Las Memorias de Adriano, de Margarita Yourcenar, son, posiblemente, el ejemplo más conocido de ese arriesgado subgénero de la novela histórica que es el llamado «falsas memorias».
Si al escribir las memorias propias se expone uno a errores de cálculo, ambientación y exactitud, tanto más ocurrirá esto con personajes tan lejanos a nosotros como un emperador romano profundamente helenizado y adicto a cultos orientales como parte de su profundo escepticismo religioso.
Un crítico francés con quien estoy de acuerdo, ha observado que su Adriano es un típico caballero francés de la Corte de Luis XIV.
El Adriano de Marguerite Yourcenar no es el Adriano histórico, sino un personaje creado por ella al margen de Roma y los romanos, por más que guarde cuidadosamente las apariencias con gran erudición suntuaria, social, histórica y política.
Es un libro insólito por su refinamiento y hondura, ambientación y lo que podríamos llamar «pasiva actividad»: tensión dramática conseguida con matices e ideas, no con movimiento.
La ambigüedad mental y erótica de Adriano, sus pequeños rencores y sus violentas reacciones, que nos lo muestran incapaz de detener la disolución, que él intuye próxima, del mundo en el que vive, están magistralmente captados, a pesar de muchas inexactitudes, sobre todo psicológicas.

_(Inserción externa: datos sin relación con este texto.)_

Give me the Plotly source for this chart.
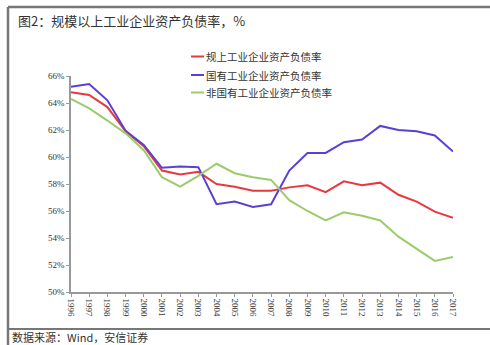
import plotly.graph_objects as go

years = [str(y) for y in range(1996, 2018)]
above_scale = [64.8, 64.6, 63.7, 61.9, 60.8, 59.0, 58.7, 58.9, 58.0, 57.8, 57.5, 57.5,
               57.75, 57.9, 57.4, 58.2, 57.9, 58.1, 57.2, 56.7, 55.95, 55.5]
state_owned = [65.2, 65.4, 64.2, 61.95, 60.9, 59.2, 59.3, 59.25, 56.5, 56.7, 56.3, 56.5,
               59.0, 60.3, 60.3, 61.1, 61.3, 62.3, 62.0, 61.9, 61.6, 60.4]
non_state = [64.3, 63.6, 62.7, 61.75, 60.5, 58.5, 57.8, 58.6, 59.5, 58.8, 58.5, 58.3,
             56.8, 56.0, 55.3, 55.9, 55.65, 55.3, 54.1, 53.2, 52.3, 52.6]
series_names = ["规上工业企业资产负债率", "国有工业企业资产负债率", "非国有工业企业资产负债率"]
series_colors = ["#E8383F", "#5B3FD6", "#9CCB6C"]
y_ticks = [50, 52, 54, 56, 58, 60, 62, 64, 66]
y_labels = [f"{v}%" for v in y_ticks]

W, H = 490, 345
L, R, T, B = 71, 37, 76, 53

fig = go.Figure()
for vals, name, col in zip([above_scale, state_owned, non_state], series_names, series_colors):
    fig.add_trace(go.Scatter(x=years, y=vals, mode="lines", name=name,
                             line=dict(color=col, width=2), showlegend=False))

# manual legend
leg_y = [56.5, 75, 92.5]
for name, col, yy in zip(series_names, series_colors, leg_y):
    fig.add_shape(type="line", xref="paper", yref="paper",
                  x0=(191 - L) / (W - L - R), x1=(204 - L) / (W - L - R),
                  y0=1 - (yy - T) / (H - T - B), y1=1 - (yy - T) / (H - T - B),
                  line=dict(color=col, width=2))
    fig.add_annotation(text=name, xref="paper", yref="paper",
                       x=(204 - L) / (W - L - R), y=1 - (yy - T) / (H - T - B),
                       xanchor="left", yanchor="middle", showarrow=False,
                       font=dict(family="Noto Sans CJK SC", size=10.5, color="#333"))

# frame lines
fig.add_shape(type="line", xref="paper", yref="paper",
              x0=(8 - L) / (W - L - R), x1=(490 - L) / (W - L - R),
              y0=1 + (T - 7) / (H - T - B), y1=1 + (T - 7) / (H - T - B),
              line=dict(color="#777", width=2.5))
fig.add_shape(type="line", xref="paper", yref="paper",
              x0=(8 - L) / (W - L - R), x1=(8 - L) / (W - L - R),
              y0=1 + (T - 7) / (H - T - B), y1=-(345 - 292) / (H - T - B),
              line=dict(color="#777", width=2.5))
fig.add_shape(type="line", xref="paper", yref="paper",
              x0=(8 - L) / (W - L - R), x1=(490 - L) / (W - L - R),
              y0=-(329 - 292) / (H - T - B), y1=-(329 - 292) / (H - T - B),
              line=dict(color="#777", width=2))

fig.add_annotation(text="图2：规模以上工业企业资产负债率，%", xref="paper", yref="paper",
                   x=(16 - L) / (W - L - R), y=1 + (T - 21) / (H - T - B),
                   xanchor="left", yanchor="middle", showarrow=False,
                   font=dict(family="Noto Sans CJK SC", size=13, color="#333"))
fig.add_annotation(text="数据来源：Wind，安信证券", xref="paper", yref="paper",
                   x=(10 - L) / (W - L - R), y=-(337 - 292) / (H - T - B),
                   xanchor="left", yanchor="middle", showarrow=False,
                   font=dict(family="Noto Sans CJK SC", size=11, color="#333"))

fig.update_layout(
    width=W, height=H, margin=dict(l=L, r=R, t=T, b=B),
    paper_bgcolor="white", plot_bgcolor="white",
    xaxis=dict(type="category", range=[0, len(years) - 1], showgrid=False,
               showline=True, linecolor="#999", linewidth=1.5,
               ticks="outside", ticklen=3, tickcolor="#999", tickangle=90,
               tickfont=dict(family="Liberation Serif", size=9, color="#333")),
    yaxis=dict(range=[50, 66], tickvals=y_ticks, ticktext=y_labels, showgrid=False,
               zeroline=False, showline=True, linecolor="#999", linewidth=1.5,
               ticks="outside", ticklen=3, tickcolor="#999",
               tickfont=dict(family="Liberation Serif", size=9, color="#333")),
)

fig.write_html("out.html")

Una de las más flagrantes de éstas es la idea que Yourcenar atribuye a su Adriano: «Nuestra técnica no progresa», cosa impensable en una sociedad esclavista y técnicamente estática, cuyo ejército, por citar la principal industria romana, que era la guerra, varió muy poco en lo esencial en los cuatro siglos que duró el imperio de Occidente.